With gas water heaters, common issues include:

  • The gas supply
  • The gas valve
  • The thermocouple.

Either way, when you are not getting enough hot water, you’re calling a plumber, and then you have to decide whether to repair or replace. If you’re going to replace, you can do a basic swap, or consider replacing with a more energy-efficient style of water heater such as an on-demand or a heat pump water heater.

Tankless/on-demand water heater

This type of water heater does not maintain a bunch of hot water in a tank, ready for you to open the faucet. Instead, it heats the water as you need it and sends the hot water to you. This can save you money. Depending on how much water you use, a tankless water heater can be 24–34% more efficient than a tank-style water heater, according to the US Department of Energy. These units do cost more upfront, but they also last longer than tank-style water heaters. Also, they’re available in both gas and electric models.

Heat Pump Water Heater

These units are more expensive than standard water heaters, but have lower operating costs so will pay for themselves in a few years. How quickly they pay off depends on your water usage. If you use a lot of hot water, the payoff will be faster.

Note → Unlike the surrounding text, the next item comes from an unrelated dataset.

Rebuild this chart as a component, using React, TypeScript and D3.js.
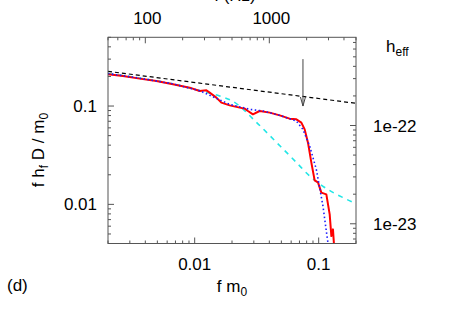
import React from "react";
import * as d3 from "d3";

// f m0 values and f h_f D / m0
const redF = [0.002, 0.00264, 0.0036, 0.00491, 0.00668, 0.00912, 0.01097, 0.01243, 0.01321, 0.01496, 0.01642, 0.01916, 0.02307, 0.0253, 0.0269, 0.0295, 0.0334, 0.0403, 0.0485, 0.0583, 0.0661, 0.0725, 0.0771, 0.082, 0.0873, 0.0928, 0.0987, 0.1051, 0.1153, 0.1227, 0.1266, 0.1304, 0.1329];
const redV = [0.21, 0.2018, 0.19, 0.1796, 0.1663, 0.1538, 0.1421, 0.1445, 0.1368, 0.1218, 0.1083, 0.1016, 0.0963, 0.0941, 0.089, 0.0823, 0.089, 0.0857, 0.0804, 0.0744, 0.0732, 0.0678, 0.0579, 0.0424, 0.02655, 0.01754, 0.01675, 0.01315, 0.01264, 0.00791, 0.00476, 0.00557, 0.0039];

const blueF = [0.002, 0.0036, 0.00668, 0.011, 0.01496, 0.01916, 0.0278, 0.0356, 0.0485, 0.0661, 0.0746, 0.0846, 0.0957, 0.1083, 0.1167, 0.1194];
const blueV = [0.214, 0.192, 0.168, 0.143, 0.1197, 0.104, 0.0926, 0.089, 0.0804, 0.0704, 0.0579, 0.0392, 0.0227, 0.00961, 0.00476, 0.0039];

const cyanF = [0.002, 0.0036, 0.00668, 0.011, 0.0159, 0.0202, 0.0315, 0.0456, 0.0661, 0.0846, 0.1076, 0.156, 0.2];
const cyanV = [0.214, 0.192, 0.168, 0.143, 0.1264, 0.1124, 0.0683, 0.0428, 0.0267, 0.0194, 0.01535, 0.01177, 0.0102];

const blackF = [0.002, 0.02, 0.2];
const blackV = [0.2254, 0.155, 0.1065];

const arrowF = 0.0747;
const arrowV = [0.3, 0.1];

const xDomain = [0.002, 0.2];
const yDomain = [0.004, 0.5];
const hzDomain = [50, 5000];
const heffDomain = [6.3e-24, 7.9e-22];

const bottomLabels = [0.01, 0.1];
const leftLabels = [0.1, 0.01];
const topLabels = [100, 1000];
const rightLabels = [1e-22, 1e-23];

const W = 457, H = 320;
const L = 108, R = 356, T = 37.3, B = 243.5;

const x = d3.scaleLog().domain(xDomain).range([L, R]);
const y = d3.scaleLog().domain(yDomain).range([B, T]);
const xTop = d3.scaleLog().domain(hzDomain).range([L, R]);
const yRight = d3.scaleLog().domain(heffDomain).range([B, T]);

const zip = (a: number[], b: number[]) => a.map((v, i) => [v, b[i]] as [number, number]);
const line = d3.line<[number, number]>().x((d) => x(d[0])).y((d) => y(d[1]));
const smooth = d3.line<[number, number]>().x((d) => x(d[0])).y((d) => y(d[1])).curve(d3.curveMonotoneX);

const isMajor = (v: number) => Math.abs(Math.log10(v) - Math.round(Math.log10(v))) < 1e-6;

const font = "Liberation Sans, Arial, sans-serif";
const frame = "#555";

export default function App() {
  const ax = x(arrowF);
  return (
    <svg width={W} height={H} style={{ position: "absolute", left: 0, top: 0, background: "#fff" }} fontFamily={font}>
      <defs>
        <clipPath id="plot">
          <rect x={L} y={T} width={R - L} height={B - T} />
        </clipPath>
      </defs>

      {/* ticks */}
      {x.ticks().map((v, i) => (
        <line key={"b" + i} x1={x(v)} x2={x(v)} y1={B} y2={B - (isMajor(v) ? 6 : 3)} stroke={frame} />
      ))}
      {xTop.ticks().map((v, i) => (
        <line key={"t" + i} x1={xTop(v)} x2={xTop(v)} y1={T} y2={T + (isMajor(v) ? 6 : 3)} stroke={frame} />
      ))}
      {y.ticks().map((v, i) => (
        <line key={"l" + i} x1={L} x2={L + (isMajor(v) ? 6 : 3)} y1={y(v)} y2={y(v)} stroke={frame} />
      ))}
      {yRight.ticks().map((v, i) => (
        <line key={"r" + i} x1={R} x2={R - (isMajor(v) ? 6 : 3)} y1={yRight(v)} y2={yRight(v)} stroke={frame} />
      ))}

      <g clipPath="url(#plot)" fill="none">
        <path d={line(zip(blackF, blackV)) || ""} stroke="#000" strokeWidth={1.2} strokeDasharray="4,3" />
        <path d={smooth(zip(cyanF, cyanV)) || ""} stroke="#22e6e6" strokeWidth={1.6} strokeDasharray="5,5" />
        <path d={line(zip(redF, redV)) || ""} stroke="#f00" strokeWidth={2} strokeLinejoin="round" />
        <path d={line(zip(blueF, blueV)) || ""} stroke="#1c1cff" strokeWidth={1.6} strokeDasharray="1.5,2.5" />
      </g>

      {/* arrow */}
      <line x1={ax} x2={ax} y1={y(arrowV[0])} y2={y(arrowV[1])} stroke="#444" strokeWidth={1} />
      <path d={`M${ax - 2.5},${y(arrowV[1]) - 9}L${ax},${y(arrowV[1])}L${ax + 2.5},${y(arrowV[1]) - 9}`} fill="none" stroke="#444" strokeWidth={1} />

      <rect x={L} y={T} width={R - L} height={B - T} fill="none" stroke={frame} strokeWidth={1} />

      {/* tick labels */}
      <g fontSize={17} fill="#000">
        {bottomLabels.map((v) => (
          <text key={"bl" + v} x={x(v)} y={270} textAnchor="middle">{String(v)}</text>
        ))}
        {topLabels.map((v) => (
          <text key={"tl" + v} x={xTop(v) + 2} y={23.5} textAnchor="middle">{String(v)}</text>
        ))}
        {leftLabels.map((v) => (
          <text key={"ll" + v} x={97} y={y(v) + 6} textAnchor="end">{String(v)}</text>
        ))}
        {rightLabels.map((v) => (
          <text key={"rl" + v} x={373} y={yRight(v) + 6} textAnchor="start">{"1e-" + Math.round(-Math.log10(v))}</text>
        ))}

        <text x={235} y={1} textAnchor="middle">f (Hz)</text>
        <text x={232} y={292} textAnchor="middle">
          f m<tspan fontSize={12} dy={4}>0</tspan>
        </text>
        <text x={7} y={291}>(d)</text>
        <text x={386} y={52}>
          h<tspan fontSize={12} dy={4}>eff</tspan>
        </text>
        <text transform="translate(44,150) rotate(-90)" textAnchor="middle">
          f h<tspan fontSize={12} dy={4}>f</tspan>
          <tspan dy={-4}> D / m</tspan>
          <tspan fontSize={12} dy={4}>0</tspan>
        </text>
      </g>
    </svg>
  );
}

A heat pump water heater works like an air conditioner in that it pulls heat out of the air and transfers it elsewhere. In this case, it transfers the heat from the air to the water in the tank. That also tends to cool the room where the unit is located, as well, which could be a bonus in warm climates. These units need to be located in rooms with an air temperature of 40–90° F to work properly.

Inflation Reduction Act Incentives

You can receive up to $2000 in incentives through the Inflation Reduction Act when you purchase a heat pump water heater. A quick search shows many models that cost less than that, so it’s possible that your new heat pump water heater will cost you nothing!